Argument teubé n°2 : Alors il fallait boycotter aussi la Coupe du Monde en 2018, en Russie, en 1978, en Argentine
Cet argument est hélas très répandu, à rentrer dans la catégorie “appel à la tradition”, avec un petit bonus “homme de paille raciste” : “on a déjà fait ça par le passé, pourquoi se plaindre aujourd’hui, parce que c’est des arabes ?”
Cet argument serait valable si les deux événements se déroulaient dans la même temporalité : imaginez si la CDM dans l’Argentine de Videla devait commencer en novembre 2022, et que dire d’une Coupe du Monde qui débuterait dans deux mois en Russie ? C’est inimaginable, n’est-ce pas ?

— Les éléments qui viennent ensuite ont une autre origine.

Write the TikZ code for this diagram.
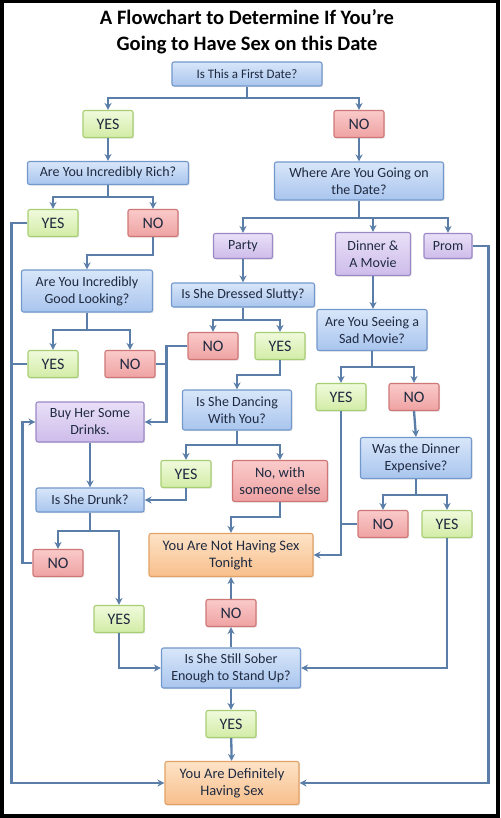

errare humanum est, perseverare diabolicum
Oui, l’erreur est humaine. Dans le passé (et parfois aujourd’hui) : guerre, torture, sexisme, violence. Rien n’oblige à persévérer dans ces comportements indignes. Nous sommes dans une période où les paroles se libèrent. Dans certaines sociétés, les homos peuvent marcher dans la rue. Même certains joueurs noirs n’entendent pas de cris de singe à chaque fois qu’ils entrent dans un stade. Ce qu’on a pas fait par le passé, on peut le faire aujourd’hui. Et même on a de moins en moins d’excuses pour ne pas le faire.
Messieurs, c’est vous qui passez le balai désormais.
Les erreurs du passé n’excusent pas les erreurs à venir.
Là encore, dans cet
argument teubé n°2 (fallacieux dans sa logique comme on vient de le voir), les prémisses ne vont pas. L’Argentine, la Russie, étaient des pays de football au moment de l’attribution. Quand un pays organise la Coupe du Monde, c’est aussi son apport culturel au football qu’on scrute. Que signifie le football dans la culture Qatari ? Réponse : l’argent, le soft-power. C’est tout. C’est triste. Et puis, ce n’est pas simplement une question de popularité, mais aussi de logistique. Cette Coupe du Monde est le symbole de toutes les dérives du football, celles qu’on ne veut plus voir, à moins de souffrir d’anesthésie affective et de discordances cognitives sévères.
Je complèterai cette liste des “arguments teubés” à l’avenir, je sais qu’il y en a encore pas mal, bien sûr si vous voulez compléter ne vous gênez pas.